The railroad would expand one more time, in later 1880 when low water levels seriously impeded navigation on the upper Columbia. To expedite wheat shipments Villard had the WW&CR build its narrow gauge trackage on OR&N's completed grade from Wallula downstream to Umatilla. The railroad operated this line for seven months until the OR&N was in a position to standard gauge the line and commence its own operations. Also in late 1880 Villard had the WW&CR build another twelve miles of track on OR&N grade north of Wallula to a connection with the Northern Pacific, but like the line to Umatilla this line was standard gauged in 1881 and sold to the NP entirely in 1882. The conversion to standard gauge in 1881 also got to the WW&CR main line between Wallula and Walla Walla, which was converted to standard gauge in May 1881. The railroad itself disappeared shortly thereafter when Villard fully merged it into the OR&N. The line to Blue Mountain Station would remain narrow gauge until early 1883, when all but the last six miles were abandoned and replaced with a new line built through Milton.




Eagle Valley Railroad

This shortline probably more properly belongs in the "What Might Have Been" category in as much as it never got beyond initial construction phases. The basic concept for the Eagle Valley Railroad was to extend a line from Baker City northeast into the Eagle Valley. There was a great deal of activity on the proposed railroad in the years immediately after 1900. The railroad was the brainchild of one W.L. Vinson, who in late 1904 incorporated the Eagle Valley Railroad Company with an initial capital stock set at $1,000,000. Baker City's The Spokesman Review reported the following in their edition of 26 January 1905:

Surveyors were busy today making the final survey through the city for the Eagle Valley Railway Company, a franchise for which was granted at the last meeting of the city council. Like the Sumpter Valley line, this will be a narrow gauge road, and the rumor has it that for a time repair work will be done at the Sumpter Valley Company's shops. W.L. Vinson, promoter of the Eagle Valley road, gave assurances that the money for building the road has been secured, and that grading will be commenced as soon as the frost is out of the ground. A junction with the O.R.&N. and connection with the Sumpter Valley Railway will be made at this point. One advantage will accrue to the mine operators of Cornucopia and the Seven Devils because it will be narrow gauge and will obviate the necessity of a transfer in shipping to the Sumpter smelter."
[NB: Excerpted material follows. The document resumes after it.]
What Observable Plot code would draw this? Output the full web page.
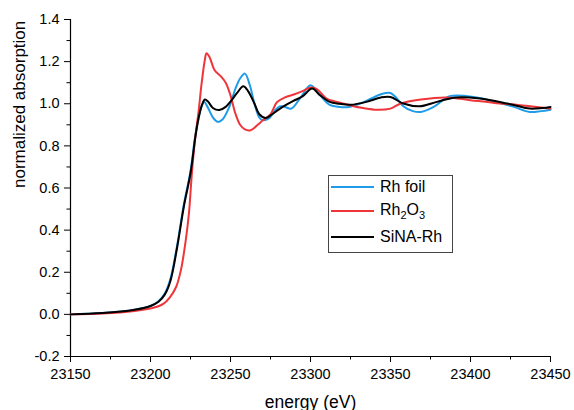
<!DOCTYPE html>
<html>
<head>
<meta charset="utf-8">
<script src="https://cdn.jsdelivr.net/npm/d3@7"></script>
<script src="https://cdn.jsdelivr.net/npm/@observablehq/plot@0.6"></script>
<style>
  body { margin: 0; background: #fff; }
  #wrap { position: relative; width: 574px; height: 410px; overflow: hidden; font-family: Arial, "Liberation Sans", sans-serif; }
  #legend { position: absolute; left: 328px; top: 175px; width: 125px; height: 78px; border: 1px solid #444; background: #fff; box-sizing: border-box; font-size: 16px; color: #000; }
  #legend .row { position: absolute; left: 2px; display: flex; align-items: center; }
  #legend .sw { display: inline-block; width: 43px; height: 0; border-top: 2px solid; margin-right: 6px; }
</style>
</head>
<body>
<div id="wrap"></div>
<script>
// Series names and colours
const seriesNames = ["Rh foil", "Rh2O3", "SiNA-Rh"];
const seriesColors = ["#1e9ce8", "#ef3539", "#000000"];

// Rh foil
const foilE = [23150,23170,23190,23200,23205,23209,23212.5,23216.7,23220.8,23225,23228,23230,23232,23233.5,23236,23239,23242,23245,23249,23253,23256,23259,23262,23265,23268,23270,23274,23278,23281,23284,23288,23294,23300,23306,23312,23318,23324,23331,23338,23344,23350,23354,23358,23364,23369,23377,23387,23398,23412,23427,23437,23444,23450];
const foilMu = [0,0.006,0.022,0.04,0.062,0.1,0.17,0.33,0.52,0.68,0.85,0.93,0.99,1.01,0.98,0.935,0.914,0.925,0.98,1.07,1.12,1.143,1.09,1.0,0.935,0.922,0.93,0.97,0.988,0.985,0.977,1.032,1.088,1.04,0.995,0.985,0.985,1.001,1.025,1.045,1.051,1.025,0.988,0.965,0.961,0.985,1.036,1.036,1.017,0.985,0.961,0.965,0.972];

// Rh2O3
const oxideE = [23150,23170,23190,23200,23204,23208,23212,23216,23219,23222,23224,23226,23228,23230,23232,23234,23235,23237,23240,23244,23247,23250,23253,23256,23259,23262.5,23267,23270,23275,23279,23284,23290,23295,23300,23304,23310,23316,23321,23331,23340,23350,23356,23369,23385,23400,23415,23431,23450];
const oxideMu = [0,0.004,0.016,0.028,0.036,0.05,0.08,0.13,0.21,0.35,0.478,0.684,0.842,0.96,1.1,1.21,1.24,1.22,1.16,1.13,1.1,1.04,0.955,0.9,0.878,0.874,0.9,0.92,0.95,1.007,1.03,1.045,1.06,1.077,1.07,1.025,1.01,1.0,0.982,0.972,0.977,1.0,1.02,1.03,1.017,1.004,0.993,0.977];

// SiNA-Rh
const sinaE = [23150,23170,23190,23200,23205,23209,23212.5,23216.7,23220.8,23225,23228,23230,23232,23234,23236,23239,23243,23247,23250,23254,23258,23261,23265,23268,23272,23276,23281,23289,23295,23301,23306,23312,23318,23325,23335,23344,23350,23358,23368,23379,23391,23406,23423,23437,23445,23450];
const sinaMu = [0,0.006,0.022,0.04,0.06,0.095,0.16,0.32,0.51,0.67,0.84,0.93,0.99,1.02,1.01,0.98,0.97,0.985,1.01,1.05,1.083,1.06,1.0,0.95,0.932,0.95,0.977,1.012,1.035,1.072,1.04,1.009,1.0,0.995,1.009,1.03,1.032,1.001,0.988,1.009,1.03,1.025,1.001,0.977,0.98,0.985];

// Ticks
const xTicks = [23150,23200,23250,23300,23350,23400,23450];
const xMinor = [23175,23225,23275,23325,23375,23425];
const yTicks = [-0.2,0,0.2,0.4,0.6,0.8,1.0,1.2,1.4];
const yMinor = [-0.1,0.1,0.3,0.5,0.7,0.9,1.1,1.3];

const allE = [foilE, oxideE, sinaE];
const allMu = [foilMu, oxideMu, sinaMu];
const rows = [];
seriesNames.forEach((s, i) => allE[i].forEach((e, j) => rows.push({series: s, energy: e, mu: allMu[i][j]})));

const chart = Plot.plot({
  width: 574,
  height: 410,
  marginLeft: 70,
  marginRight: 24,
  marginTop: 19,
  marginBottom: 54,
  style: {fontFamily: "Arial, 'Liberation Sans', sans-serif", fontSize: "14.5px", color: "#000", background: "#fff"},
  x: {domain: [23150, 23450]},
  y: {domain: [-0.2, 1.4]},
  marks: [
    Plot.axisX(xTicks, {tickSize: 6, tickPadding: 6, tickFormat: d => String(d), label: null}),
    Plot.axisX(xMinor, {tickSize: 3.5, text: null, label: null}),
    Plot.axisY(yTicks, {tickSize: 6, tickPadding: 5, tickFormat: d => d.toFixed(1), label: null}),
    Plot.axisY(yMinor, {tickSize: 3.5, text: null, label: null}),
    Plot.ruleX([23150], {stroke: "#000", strokeWidth: 1.2}),
    Plot.ruleY([-0.2], {stroke: "#000", strokeWidth: 1.2}),
    Plot.line(rows, {x: "energy", y: "mu", z: "series", stroke: "series", strokeWidth: 2, curve: "catmull-rom"}),
    Plot.text(["normalized absorption"], {frameAnchor: "left", dx: -51, rotate: -90, fontSize: 17}),
    Plot.text(["energy (eV)"], {frameAnchor: "bottom", dy: 51, fontSize: 17.5})
  ],
  color: {domain: seriesNames, range: seriesColors}
});

const wrap = document.getElementById("wrap");
wrap.appendChild(chart);

// Legend overlay
const legend = document.createElement("div");
legend.id = "legend";
const labels = ["Rh foil", "Rh<sub style='font-size:11px'>2</sub>O<sub style='font-size:11px'>3</sub>", "SiNA-Rh"];
const tops = [2, 25, 52];
seriesNames.forEach((s, i) => {
  const r = document.createElement("div");
  r.className = "row";
  r.style.top = tops[i] + "px";
  const sw = document.createElement("span");
  sw.className = "sw";
  sw.style.borderTopColor = seriesColors[i];
  const t = document.createElement("span");
  t.innerHTML = labels[i];
  r.appendChild(sw);
  r.appendChild(t);
  legend.appendChild(r);
});
wrap.appendChild(legend);
</script>
</body>
</html>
There were several reports in 1906 that David Eccles, builder of the Sumpter Valley Railway and the Oregon Lumber Company, had taken over the project from Vinson, and at least some of these hinted that the railroad might have been planned at that time to be an electrified railroad. Typical of these reports is the following from the 29 September 1906 edition of The Railway and Engineering Review:

"It is reported that David Eccles, president of the Sumpter Valley Ry. and the Odgen & Northwestern, at Ogden, Utah, has announced that he will take over the Eagle Valley Railway project, promoted by W.L. Vinson, and built the road from Baker City, Ore., east to the Snake River, 75 miles. Baker City is reported to be raising a bonus of $100,000 in aid of the road."

A 1907 edition of Sunset magazine said the following about the railroad in an article about Baker City:

Plans are being constructed for the building of a steam railroad from Baker City to Eagle valley, sixty miles, covering the great copper belt which is being developed, and tapping four hundred million feet of standing timber, all of which will furnish tonnage and passenger traffic, and many pay-rolls. Most of this will directly benefit Baker City, and millions of dollars will be added to the mineral output of Baker county from the great copper belt."

Safe to say, construction on the railroad did not begin "as soon as the frost is out of the ground" in 1905. The railroad had however apparently gotten closer to building something in 1908, as indicated by a short news item in The Pacific Monthly, A Magazine of Education and Progress that also identified another sector of the area economy that the railroad would benefit:

"Baker City, Oregon- Construction is to be begun at once by the Eagle Valley Railroad Company on their thirty-mile extension into the rich Eagle Valley. This is one of the best producing fruit districts of the West. It has captured a number of world prizes at exhibits, and fruit raising is immensely profitable even now, when the produce must be hauled thirty miles by wagon to market."

The 30 January 1909 publication of The Mining World indicated construction had actually commenced:

Practically all of what is commonly known as the Eastern Oregon district lies in Baker county, the whole territory being covered by the Blue mountains. Only the outer edges of this mineral belt extend into Wallowa and Union counties on the north, and into Malheur and Harney counties on the south. The belt extends intermittently to the west, however, into Crook county. The Eastern Oregon district was active during 1908, and the close of the year marks a substantial growth and advance in the general condition of things. A number of enterprises have been under way, and not a few completed,, which have done much to solve the troublesome problem of transportation, upon which the profitable working of many of the properties is contingent. The building of the Baker City & Eagle Valley railroad will do more in this regard than any single enterprise that has been promoted in this district for years. Construction work is now in progress on this line, and its completion will mark an important era for Baker county."

The railroad actually did break ground in Baker City around 1909 and built about seven miles of grade heading to the east, then climbing up Flagstaff Hill and entering the western edge of Virtue Flat before all work on the project abruptly ceased and was never resumed. If Eccles was still behind the project at that time, he was involved in a great many projects over a vast geographic area and may have simply lacked the capital and focus to push the project any farther than it got. The reserves in the great mining district referenced in the above passages also proved to be not as deep or valuable as first thought, and the mining boom was effectively over by 1910. The Oregon Short Line also built its Homestead Branch north along the Snake River at this same time, which would have put the narrow gauge line at a significant competitive disadvantage had it been built. Two or three miles of the grade can still be seen today winding up Flagstaff Hill next to the state highway, and the Oregon Trail Interpretive Center located at the top of the hill had a trail loop named for the railroad and at least one interpretive sign speaking to its history.